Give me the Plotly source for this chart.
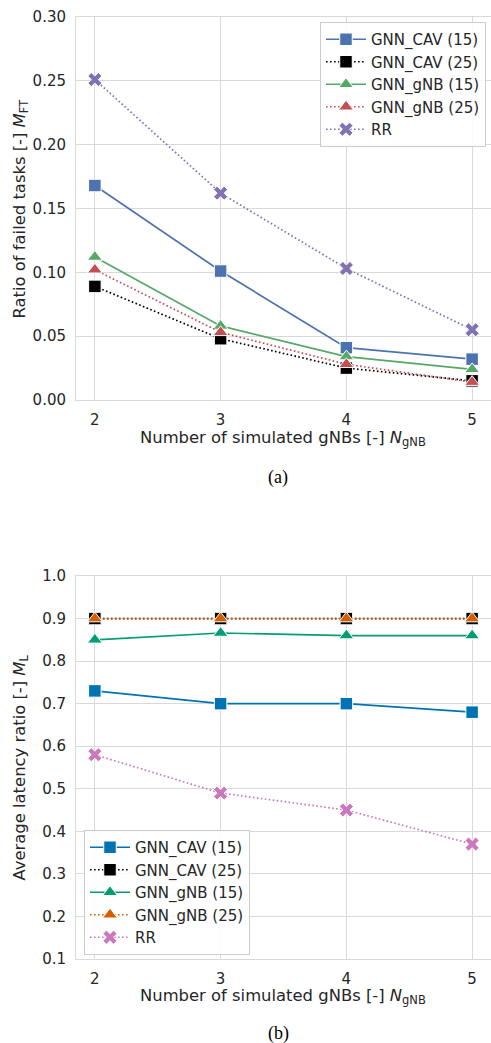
import plotly.graph_objects as go

# ---- data ----
n_gnb = [2, 3, 4, 5]
series_names = ["GNN_CAV (15)", "GNN_CAV (25)", "GNN_gNB (15)", "GNN_gNB (25)", "RR"]

mft_cav15 = [0.168, 0.101, 0.041, 0.032]
mft_cav25 = [0.089, 0.048, 0.025, 0.015]
mft_gnb15 = [0.112, 0.058, 0.034, 0.024]
mft_gnb25 = [0.102, 0.053, 0.028, 0.014]
mft_rr = [0.251, 0.162, 0.103, 0.055]

ml_cav15 = [0.73, 0.70, 0.70, 0.68]
ml_cav25 = [0.90, 0.90, 0.90, 0.90]
ml_gnb15 = [0.85, 0.866, 0.86, 0.86]
ml_gnb25 = [0.90, 0.90, 0.90, 0.90]
ml_rr = [0.58, 0.49, 0.45, 0.37]

top_ticks = [0.00, 0.05, 0.10, 0.15, 0.20, 0.25, 0.30]
bot_ticks = [0.1, 0.2, 0.3, 0.4, 0.5, 0.6, 0.7, 0.8, 0.9, 1.0]

# ---- styles ----
colors_top = ["#4C72B0", "#000000", "#55A868", "#C44E52", "#8172B3"]
colors_bot = ["#0173B2", "#000000", "#029E73", "#D55E00", "#CC78BC"]
symbols = ["square", "square", "triangle-up", "triangle-up", "x"]
DOT = "1.6px,2.4px"
dashes = ["solid", DOT, "solid", DOT, DOT]
sizes = [12.5, 12.5, 13, 13, 12.5]

TXT = "#262626"
GRID = "#d9d9d9"
FONT = "DejaVu Sans"
TICK_SIZE = 15
LABEL_SIZE = 16.4

fig = go.Figure()

top_data = [mft_cav15, mft_cav25, mft_gnb15, mft_gnb25, mft_rr]
bot_data = [ml_cav15, ml_cav25, ml_gnb15, ml_gnb25, ml_rr]

for i, (name, ys) in enumerate(zip(series_names, top_data)):
    fig.add_trace(go.Scatter(
        x=n_gnb, y=ys, name=name, mode="lines+markers",
        line=dict(color=colors_top[i], width=1.7, dash=dashes[i]),
        marker=dict(symbol=symbols[i], size=sizes[i], color=colors_top[i],
                    line=dict(color="white", width=1)),
        xaxis="x", yaxis="y", legend="legend", legendgroup=f"t{i}",
    ))

for i, (name, ys) in enumerate(zip(series_names, bot_data)):
    fig.add_trace(go.Scatter(
        x=n_gnb, y=ys, name=name, mode="lines+markers",
        line=dict(color=colors_bot[i], width=1.7, dash=dashes[i]),
        marker=dict(symbol=symbols[i], size=sizes[i], color=colors_bot[i],
                    line=dict(color="white", width=1)),
        xaxis="x2", yaxis="y2", legend="legend2", legendgroup=f"b{i}",
    ))

W, H = 491, 1043
def ydom(top_px, bot_px):
    return [1 - bot_px / H, 1 - top_px / H]

xdom = [76 / W, 1.0]

axis_common = dict(
    showgrid=True, gridcolor=GRID, gridwidth=1,
    showline=True, linecolor=GRID, linewidth=1, mirror=True,
    zeroline=False,
    ticks="outside", ticklen=6, tickcolor="rgba(0,0,0,0)",
    tickfont=dict(family=FONT, size=TICK_SIZE, color=TXT),
    automargin=False,
)

legend_common = dict(
    xanchor="left", yanchor="top",
    bgcolor="rgba(255,255,255,0.85)", bordercolor="#cccccc", borderwidth=1,
    font=dict(family=FONT, size=15, color=TXT), tracegroupgap=0,
    itemwidth=40,
)

fig.update_layout(
    width=W, height=H,
    margin=dict(l=0, r=0, t=0, b=0),
    paper_bgcolor="white", plot_bgcolor="white",
    font=dict(family=FONT, size=15, color=TXT),
    showlegend=True,
    xaxis=dict(domain=xdom, anchor="y", range=[1.85, 5.15],
               tickvals=n_gnb, ticktext=[str(v) for v in n_gnb], **axis_common),
    yaxis=dict(domain=ydom(17, 400), anchor="x", range=[0, 0.30],
               tickvals=top_ticks, ticktext=[f"{v:.2f}" for v in top_ticks], **axis_common),
    xaxis2=dict(domain=xdom, anchor="y2", range=[1.85, 5.15],
                tickvals=n_gnb, ticktext=[str(v) for v in n_gnb], **axis_common),
    yaxis2=dict(domain=ydom(576, 959), anchor="x2", range=[0.1, 1.0],
                tickvals=bot_ticks, ticktext=[f"{v:.1f}" for v in bot_ticks], **axis_common),
    legend=dict(x=320 / W, y=1 - 22 / H, **legend_common),
    legend2=dict(x=84 / W, y=1 - 830 / H, **legend_common),
)

ann = []
# y-axis titles
ann.append(dict(text="Ratio of failed tasks [-] <i>M</i><sub>FT</sub>",
                x=20 / W, y=1 - 208.5 / H, xref="paper", yref="paper",
                textangle=-90, showarrow=False, xanchor="center", yanchor="middle",
                font=dict(family=FONT, size=LABEL_SIZE, color=TXT)))
ann.append(dict(text="Average latency ratio [-] <i>M</i><sub>L</sub>",
                x=20 / W, y=1 - 767.5 / H, xref="paper", yref="paper",
                textangle=-90, showarrow=False, xanchor="center", yanchor="middle",
                font=dict(family=FONT, size=LABEL_SIZE, color=TXT)))
# x-axis titles
for yc in (438, 996):
    ann.append(dict(text="Number of simulated gNBs [-] <i>N</i><sub>gNB</sub>",
                    x=283 / W, y=1 - yc / H, xref="paper", yref="paper",
                    showarrow=False, xanchor="center", yanchor="middle",
                    font=dict(family=FONT, size=LABEL_SIZE, color=TXT)))
# captions
for txt, yc in (("(a)", 477), ("(b)", 1033)):
    ann.append(dict(text=txt, x=278 / W, y=1 - yc / H, xref="paper", yref="paper",
                    showarrow=False, xanchor="center", yanchor="middle",
                    font=dict(family="Liberation Serif", size=18, color="#000000")))
fig.update_layout(annotations=ann)

fig.write_html(
    "out.html",
    config={"displayModeBar": False},
    post_script="document.body.style.margin='0';document.body.style.overflow='hidden';",
)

** The exercise **
Repeat the data exactly, without the pictures.

** Complete output **
Give me the Plotly source for this chart.
import plotly.graph_objects as go

# ---- data ----
n_gnb = [2, 3, 4, 5]
series_names = ["GNN_CAV (15)", "GNN_CAV (25)", "GNN_gNB (15)", "GNN_gNB (25)", "RR"]

mft_cav15 = [0.168, 0.101, 0.041, 0.032]
mft_cav25 = [0.089, 0.048, 0.025, 0.015]
mft_gnb15 = [0.112, 0.058, 0.034, 0.024]
mft_gnb25 = [0.102, 0.053, 0.028, 0.014]
mft_rr = [0.251, 0.162, 0.103, 0.055]

ml_cav15 = [0.73, 0.70, 0.70, 0.68]
ml_cav25 = [0.90, 0.90, 0.90, 0.90]
ml_gnb15 = [0.85, 0.866, 0.86, 0.86]
ml_gnb25 = [0.90, 0.90, 0.90, 0.90]
ml_rr = [0.58, 0.49, 0.45, 0.37]

top_ticks = [0.00, 0.05, 0.10, 0.15, 0.20, 0.25, 0.30]
bot_ticks = [0.1, 0.2, 0.3, 0.4, 0.5, 0.6, 0.7, 0.8, 0.9, 1.0]

# ---- styles ----
colors_top = ["#4C72B0", "#000000", "#55A868", "#C44E52", "#8172B3"]
colors_bot = ["#0173B2", "#000000", "#029E73", "#D55E00", "#CC78BC"]
symbols = ["square", "square", "triangle-up", "triangle-up", "x"]
DOT = "1.6px,2.4px"
dashes = ["solid", DOT, "solid", DOT, DOT]
sizes = [12.5, 12.5, 13, 13, 12.5]

TXT = "#262626"
GRID = "#d9d9d9"
FONT = "DejaVu Sans"
TICK_SIZE = 15
LABEL_SIZE = 16.4

fig = go.Figure()

top_data = [mft_cav15, mft_cav25, mft_gnb15, mft_gnb25, mft_rr]
bot_data = [ml_cav15, ml_cav25, ml_gnb15, ml_gnb25, ml_rr]

for i, (name, ys) in enumerate(zip(series_names, top_data)):
    fig.add_trace(go.Scatter(
        x=n_gnb, y=ys, name=name, mode="lines+markers",
        line=dict(color=colors_top[i], width=1.7, dash=dashes[i]),
        marker=dict(symbol=symbols[i], size=sizes[i], color=colors_top[i],
                    line=dict(color="white", width=1)),
        xaxis="x", yaxis="y", legend="legend", legendgroup=f"t{i}",
    ))

for i, (name, ys) in enumerate(zip(series_names, bot_data)):
    fig.add_trace(go.Scatter(
        x=n_gnb, y=ys, name=name, mode="lines+markers",
        line=dict(color=colors_bot[i], width=1.7, dash=dashes[i]),
        marker=dict(symbol=symbols[i], size=sizes[i], color=colors_bot[i],
                    line=dict(color="white", width=1)),
        xaxis="x2", yaxis="y2", legend="legend2", legendgroup=f"b{i}",
    ))

W, H = 491, 1043
def ydom(top_px, bot_px):
    return [1 - bot_px / H, 1 - top_px / H]

xdom = [76 / W, 1.0]

axis_common = dict(
    showgrid=True, gridcolor=GRID, gridwidth=1,
    showline=True, linecolor=GRID, linewidth=1, mirror=True,
    zeroline=False,
    ticks="outside", ticklen=6, tickcolor="rgba(0,0,0,0)",
    tickfont=dict(family=FONT, size=TICK_SIZE, color=TXT),
    automargin=False,
)

legend_common = dict(
    xanchor="left", yanchor="top",
    bgcolor="rgba(255,255,255,0.85)", bordercolor="#cccccc", borderwidth=1,
    font=dict(family=FONT, size=15, color=TXT), tracegroupgap=0,
    itemwidth=40,
)

fig.update_layout(
    width=W, height=H,
    margin=dict(l=0, r=0, t=0, b=0),
    paper_bgcolor="white", plot_bgcolor="white",
    font=dict(family=FONT, size=15, color=TXT),
    showlegend=True,
    xaxis=dict(domain=xdom, anchor="y", range=[1.85, 5.15],
               tickvals=n_gnb, ticktext=[str(v) for v in n_gnb], **axis_common),
    yaxis=dict(domain=ydom(17, 400), anchor="x", range=[0, 0.30],
               tickvals=top_ticks, ticktext=[f"{v:.2f}" for v in top_ticks], **axis_common),
    xaxis2=dict(domain=xdom, anchor="y2", range=[1.85, 5.15],
                tickvals=n_gnb, ticktext=[str(v) for v in n_gnb], **axis_common),
    yaxis2=dict(domain=ydom(576, 959), anchor="x2", range=[0.1, 1.0],
                tickvals=bot_ticks, ticktext=[f"{v:.1f}" for v in bot_ticks], **axis_common),
    legend=dict(x=320 / W, y=1 - 22 / H, **legend_common),
    legend2=dict(x=84 / W, y=1 - 830 / H, **legend_common),
)

ann = []
# y-axis titles
ann.append(dict(text="Ratio of failed tasks [-] <i>M</i><sub>FT</sub>",
                x=20 / W, y=1 - 208.5 / H, xref="paper", yref="paper",
                textangle=-90, showarrow=False, xanchor="center", yanchor="middle",
                font=dict(family=FONT, size=LABEL_SIZE, color=TXT)))
ann.append(dict(text="Average latency ratio [-] <i>M</i><sub>L</sub>",
                x=20 / W, y=1 - 767.5 / H, xref="paper", yref="paper",
                textangle=-90, showarrow=False, xanchor="center", yanchor="middle",
                font=dict(family=FONT, size=LABEL_SIZE, color=TXT)))
# x-axis titles
for yc in (438, 996):
    ann.append(dict(text="Number of simulated gNBs [-] <i>N</i><sub>gNB</sub>",
                    x=283 / W, y=1 - yc / H, xref="paper", yref="paper",
                    showarrow=False, xanchor="center", yanchor="middle",
                    font=dict(family=FONT, size=LABEL_SIZE, color=TXT)))
# captions
for txt, yc in (("(a)", 477), ("(b)", 1033)):
    ann.append(dict(text=txt, x=278 / W, y=1 - yc / H, xref="paper", yref="paper",
                    showarrow=False, xanchor="center", yanchor="middle",
                    font=dict(family="Liberation Serif", size=18, color="#000000")))
fig.update_layout(annotations=ann)

fig.write_html(
    "out.html",
    config={"displayModeBar": False},
    post_script="document.body.style.margin='0';document.body.style.overflow='hidden';",
)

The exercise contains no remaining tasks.